I believe we should discuss contracts suitable for polyamory, as well as those couples who do not find the standard marriage contract satisfactory, but unless polyamory greatly increases in popularity and marriage greatly declines in popularity, I very much doubt that the cause of liberty would be served by attempts to abolish state marriage or put polyamorous relationships on an equal legal basis.

Like I said, there is no way I can think of that the State can provide any official sanction flexible enough to encompass all these relationships. That is the nature of the State. Unyielding, unresponsive and one-size fits all.

One Response to “The Problem with All Marriage…”

  1. Barry Stocker Says:

    Sara, I did maybe over state what I said about polyamory not having long term appeal. I’m happy to agree that it has always existed, will always exist, and should be given more legal recognition. I was thinking of how hippy communes and 19th century utopian communities could not sustain polyamory as a community norm where that was tried, and how powerful men within enclosed communities might use the situation. The lesson there presumably is you cannot sustain a community of any kind of complexity, or variety, around a pure commitment to polyamory.

    I think we have different assumptions about the state and are not going to reach full agreement there. As far as I am concerned where the state provides a popular service, in a form of very recognisable contract universally understood, at little cost, there is little to be gained by eliminating it. Essentially the state provides a model contract for intimate relationships, which many people find very useful. We should certainly consider the state doing the same for polyamorous relationships, but of course as with monogamous relationships, the model may no suit everyone. As with monogamous relationships people should be able to choose between a state licensed model contract and more individually negotiated contracts. Polyamorous relationships by their nature might be more suited to privately negotiated contracts than monogamous relationships, we should let time give us some of the answers.

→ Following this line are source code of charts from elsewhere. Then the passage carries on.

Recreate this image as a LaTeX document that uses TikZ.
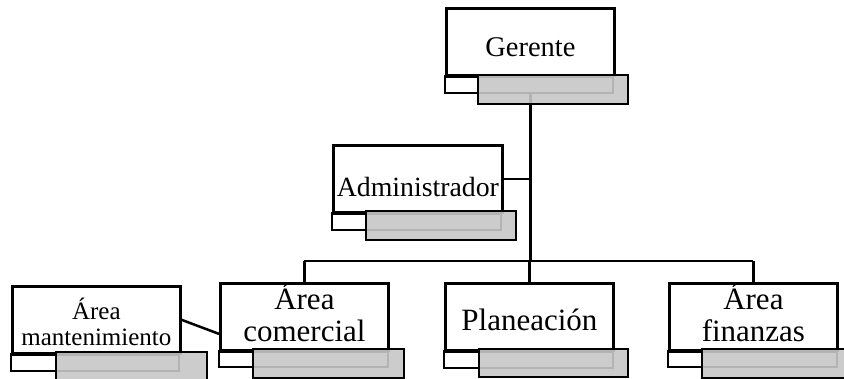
\documentclass[tikz,border=0pt]{standalone}
\usepackage{fontspec}
\setmainfont{Liberation Serif}
\pgfdeclarelayer{background}
\pgfsetlayers{background,main}
\definecolor{shade}{rgb}{0.78,0.78,0.78}
\tikzset{
  tbox/.style={draw=black, fill=white, line width=2.8pt, inner sep=0pt,
    minimum width=168pt, minimum height=67pt, anchor=north west, align=center},
  strip/.style={draw=black, fill=white, line width=2.8pt},
  shadebox/.style={draw=black, line width=2.8pt, fill=shade, fill opacity=0.9},
  conn/.style={draw=black, line width=2.5pt},
  big/.style={font=\fontsize{31}{32}\selectfont},
}
\begin{document}
\begin{tikzpicture}[x=1pt,y=-1pt]
\useasboundingbox (0,0) rectangle (844,379);
% nodes
\node[tbox, font=\fontsize{28.5}{30}\selectfont, text height=28.5pt, text depth=0pt] (ger) at (445,7) {Gerente};
\node[tbox, minimum width=169pt, font=\fontsize{27.8}{30}\selectfont, text height=34.5pt, text depth=0pt] (adm) at (332,144) {Administrador};
\node[tbox, big, text height=49pt, text depth=0pt] (com) at (219,282) {Área\\comercial};
\node[tbox, big, text height=26.5pt, text depth=0pt] (pla) at (444,282) {Planeación};
\node[tbox, big, text height=49pt, text depth=0pt] (fin) at (668,282) {Área\\finanzas};
\node[tbox, font=\fontsize{25}{26}\selectfont, text height=51pt, text depth=0pt] (man) at (11,285) {Área\\mantenimiento};
% connectors
\begin{pgfonlayer}{background}
\coordinate (hub) at (ger.south |- 0,261);
\coordinate (hubadm) at (ger.south |- adm.east);
\draw[conn] (ger.south) -- (hub);
\draw[conn] (hubadm) -- (adm.east);
\draw[conn] (com.north |- hub) -- (fin.north |- hub);
\draw[conn] (com.north |- hub) -- (com.north);
\draw[conn] (pla.north |- hub) -- (pla.north);
\draw[conn] (fin.north |- hub) -- (fin.north);
\draw[conn] (man.east) -- ([yshift=-17pt]com.west);
\end{pgfonlayer}
% strips and shaded bars
\draw[strip] (ger.south west) rectangle (613,93);
\draw[shadebox] (478,75) rectangle (628,104);
\draw[strip] (adm.south west) rectangle (501,230);
\draw[shadebox] (366,211) rectangle (516,240);
\draw[strip] (com.south west) rectangle (388,367);
\draw[shadebox] (253,349) rectangle (404,378);
\draw[strip] (pla.south west) rectangle (613,368);
\draw[shadebox] (479,349) rectangle (628,377);
\draw[strip] (fin.south west) rectangle (837,367);
\draw[shadebox] (702,349) rectangle (852,378);
\draw[strip] (man.south west) rectangle (179,371);
\draw[shadebox] (56,352) rectangle (207,385);
\end{tikzpicture}
\end{document}
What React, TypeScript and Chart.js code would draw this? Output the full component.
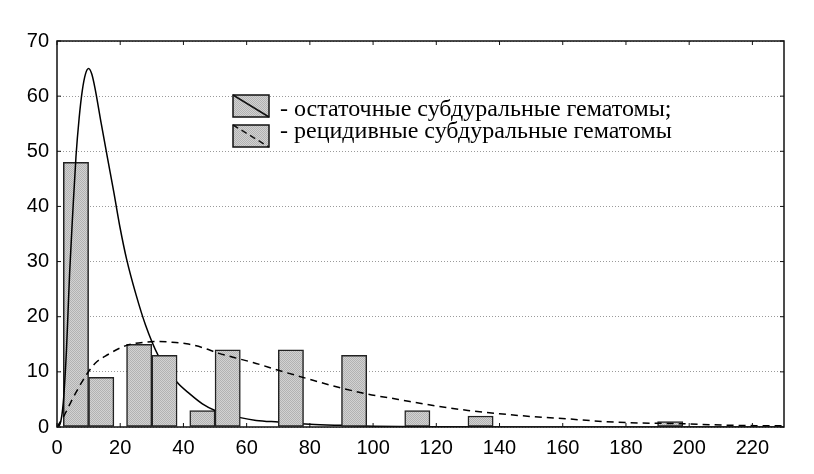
import React, { useEffect, useRef } from 'react';
import { Chart, ChartConfiguration, Plugin, registerables } from 'chart.js';

Chart.register(...registerables);

// histogram bins (width 20), two bars per bin
const binStarts = [0, 20, 40, 60, 80, 100, 120, 140, 160, 180, 200];
const residualCounts = [48, 15, 3, 0, 0, 0, 0, 0, 0, 0, 0];
const recurrentCounts = [9, 13, 14, 14, 13, 3, 2, 0, 0, 1, 0];

// fitted density curves
const residualFitX = [0, 1, 2, 3, 3.5, 4, 5, 6, 7, 8, 9, 10, 11, 12, 14, 16, 18, 20, 22, 25, 28, 32, 38, 42, 46, 50, 58, 63, 70, 80, 90, 100, 120, 150, 230];
const residualFitY = [0, 0.6, 4.5, 14, 21, 28, 39, 49, 56, 61, 64, 65, 64, 61.5, 55, 48.7, 42.5, 36, 30.5, 24, 18.5, 13, 8.1, 6, 4.2, 3, 1.7, 1.2, 0.9, 0.5, 0.3, 0.15, 0.05, 0, 0];

const recurrentFitX = [0, 2, 5, 9, 12, 16, 22, 28, 32, 36, 41, 46, 51, 56, 62, 70, 79, 89, 98, 108, 119, 130, 140, 150, 161, 170, 180, 197, 214, 230];
const recurrentFitY = [0, 1.8, 5.2, 9.2, 11.5, 13.1, 14.8, 15.4, 15.5, 15.4, 15.1, 14.4, 13.4, 12.6, 11.7, 10.3, 8.8, 7.2, 6.0, 5.0, 3.9, 3.0, 2.4, 1.9, 1.5, 1.1, 0.8, 0.6, 0.3, 0.2];

const legendLabels = [
  '- остаточные субдуральные гематомы;',
  '- рецидивные субдуральные гематомы',
];

const tickFont = { family: '"Liberation Sans", Arial, sans-serif', size: 20 };

const makePattern = (): CanvasPattern | string => {
  const pc = document.createElement('canvas');
  pc.width = 2;
  pc.height = 2;
  const pctx = pc.getContext('2d');
  if (!pctx) return '#c4c4c4';
  pctx.fillStyle = '#d2d2d2';
  pctx.fillRect(0, 0, 2, 2);
  pctx.fillStyle = '#b2b2b2';
  pctx.fillRect(0, 0, 1, 1);
  pctx.fillRect(1, 1, 1, 1);
  return pctx.createPattern(pc, 'repeat') || '#c4c4c4';
};

// frame round the plot with inward tick marks on all four sides
const framePlugin: Plugin<'bar'> = {
  id: 'frame',
  afterDatasetsDraw(chart) {
    const { ctx, chartArea: a, scales } = chart;
    const len = 4;
    const line = (x1: number, y1: number, x2: number, y2: number) => {
      ctx.beginPath();
      ctx.moveTo(x1, y1);
      ctx.lineTo(x2, y2);
      ctx.stroke();
    };
    ctx.save();
    ctx.strokeStyle = '#111';
    ctx.lineWidth = 1;
    scales.x.ticks.forEach((t) => {
      const px = scales.x.getPixelForValue(t.value);
      line(px, a.bottom, px, a.bottom - len);
      line(px, a.top, px, a.top + len);
    });
    scales.y.ticks.forEach((t) => {
      const py = scales.y.getPixelForValue(t.value);
      line(a.left, py, a.left + len, py);
      line(a.right, py, a.right - len, py);
    });
    ctx.lineWidth = 1.5;
    ctx.strokeRect(a.left, a.top, a.right - a.left, a.bottom - a.top);
    ctx.restore();
  },
};

const makeLegendPlugin = (fill: CanvasPattern | string): Plugin<'bar'> => ({
  id: 'boxLegend',
  afterDraw(chart) {
    const { ctx, chartArea: a } = chart;
    const bx = a.left + 176;
    const w = 36;
    const h = 22;
    const rows = [
      { y: a.top + 54, dash: [] as number[], base: a.top + 75 },
      { y: a.top + 84, dash: [6, 4], base: a.top + 97 },
    ];
    ctx.save();
    rows.forEach((r, i) => {
      ctx.fillStyle = fill;
      ctx.fillRect(bx, r.y, w, h);
      ctx.setLineDash([]);
      ctx.strokeStyle = '#111';
      ctx.lineWidth = 1.5;
      ctx.strokeRect(bx, r.y, w, h);
      ctx.setLineDash(r.dash);
      ctx.beginPath();
      ctx.moveTo(bx, r.y);
      ctx.lineTo(bx + w, r.y + h);
      ctx.stroke();
      ctx.setLineDash([]);
      ctx.fillStyle = '#000';
      ctx.font = '24px "Liberation Serif", "Times New Roman", serif';
      ctx.textBaseline = 'alphabetic';
      ctx.textAlign = 'left';
      ctx.fillText(legendLabels[i], bx + 47, r.base);
    });
    ctx.restore();
  },
});

const toBars = (counts: number[], offset: number) =>
  counts
    .map((c, i) => ({ x: binStarts[i] + offset, y: c }))
    .filter((p) => p.y > 0);

const toPoints = (xs: number[], ys: number[]) => xs.map((x, i) => ({ x, y: ys[i] }));

export default function App() {
  const canvasRef = useRef<HTMLCanvasElement | null>(null);
  const chartRef = useRef<Chart | null>(null);

  useEffect(() => {
    document.body.style.margin = '0';
    if (!canvasRef.current) return;
    const fill = makePattern();

    const config: ChartConfiguration<'bar'> = {
      type: 'bar',
      data: {
        datasets: [
          {
            data: toBars(residualCounts, 6) as any,
            backgroundColor: fill as any,
            borderColor: '#222',
            borderWidth: 1.5,
            borderSkipped: false,
            grouped: false,
            barPercentage: 1,
            categoryPercentage: 1,
            order: 4,
          },
          {
            type: 'line' as any,
            data: toPoints(residualFitX, residualFitY) as any,
            borderColor: '#000',
            borderWidth: 1.5,
            pointRadius: 0,
            cubicInterpolationMode: 'monotone',
            fill: false,
            order: 3,
          } as any,
          {
            data: toBars(recurrentCounts, 14) as any,
            backgroundColor: fill as any,
            borderColor: '#222',
            borderWidth: 1.5,
            borderSkipped: false,
            grouped: false,
            barPercentage: 1,
            categoryPercentage: 1,
            order: 2,
          },
          {
            type: 'line' as any,
            data: toPoints(recurrentFitX, recurrentFitY) as any,
            borderColor: '#000',
            borderWidth: 1.5,
            borderDash: [7, 5],
            pointRadius: 0,
            cubicInterpolationMode: 'monotone',
            fill: false,
            order: 1,
          } as any,
        ],
      },
      options: {
        animation: false,
        responsive: true,
        maintainAspectRatio: false,
        layout: { padding: { top: 41, right: 30, left: 0, bottom: 0 } },
        plugins: {
          legend: { display: false },
          tooltip: { enabled: false },
        },
        scales: {
          x: {
            type: 'linear',
            offset: false,
            min: 0,
            max: 230,
            afterFit: (scale: any) => {
              scale.height = 47;
            },
            ticks: {
              stepSize: 20,
              includeBounds: false,
              color: '#000',
              font: tickFont,
              padding: 9,
              maxRotation: 0,
            },
            grid: { display: false, drawTicks: false, offset: false },
            border: { display: false },
          },
          y: {
            min: 0,
            max: 70,
            afterFit: (scale: any) => {
              scale.width = 57;
            },
            ticks: {
              stepSize: 10,
              color: '#000',
              font: tickFont,
              padding: 8,
            },
            grid: { color: '#9a9a9a', lineWidth: 1, drawTicks: false },
            border: { display: false, dash: [1, 2] },
          },
        },
      },
      plugins: [framePlugin, makeLegendPlugin(fill)],
    };

    chartRef.current = new Chart(canvasRef.current, config);
    return () => {
      chartRef.current?.destroy();
    };
  }, []);

  return (
    <div style={{ width: 814, height: 474, position: 'relative', background: '#fff' }}>
      <canvas ref={canvasRef} />
    </div>
  );
}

    If the state model contract declines in popularity over time then it can be disposed of, but I just find it unnecessary from a liberty loving point of view to dispose of state activities which are small in financial cost and more enabling than restrictive. Couples/polyamorous groups can right now choose to make private contracts. Equality may require some legal changes to make sure that such contracts can be enforced, but I am not enough of a lawyer to know. In any case, I think that is the kind of issue to concentrate on for the near future.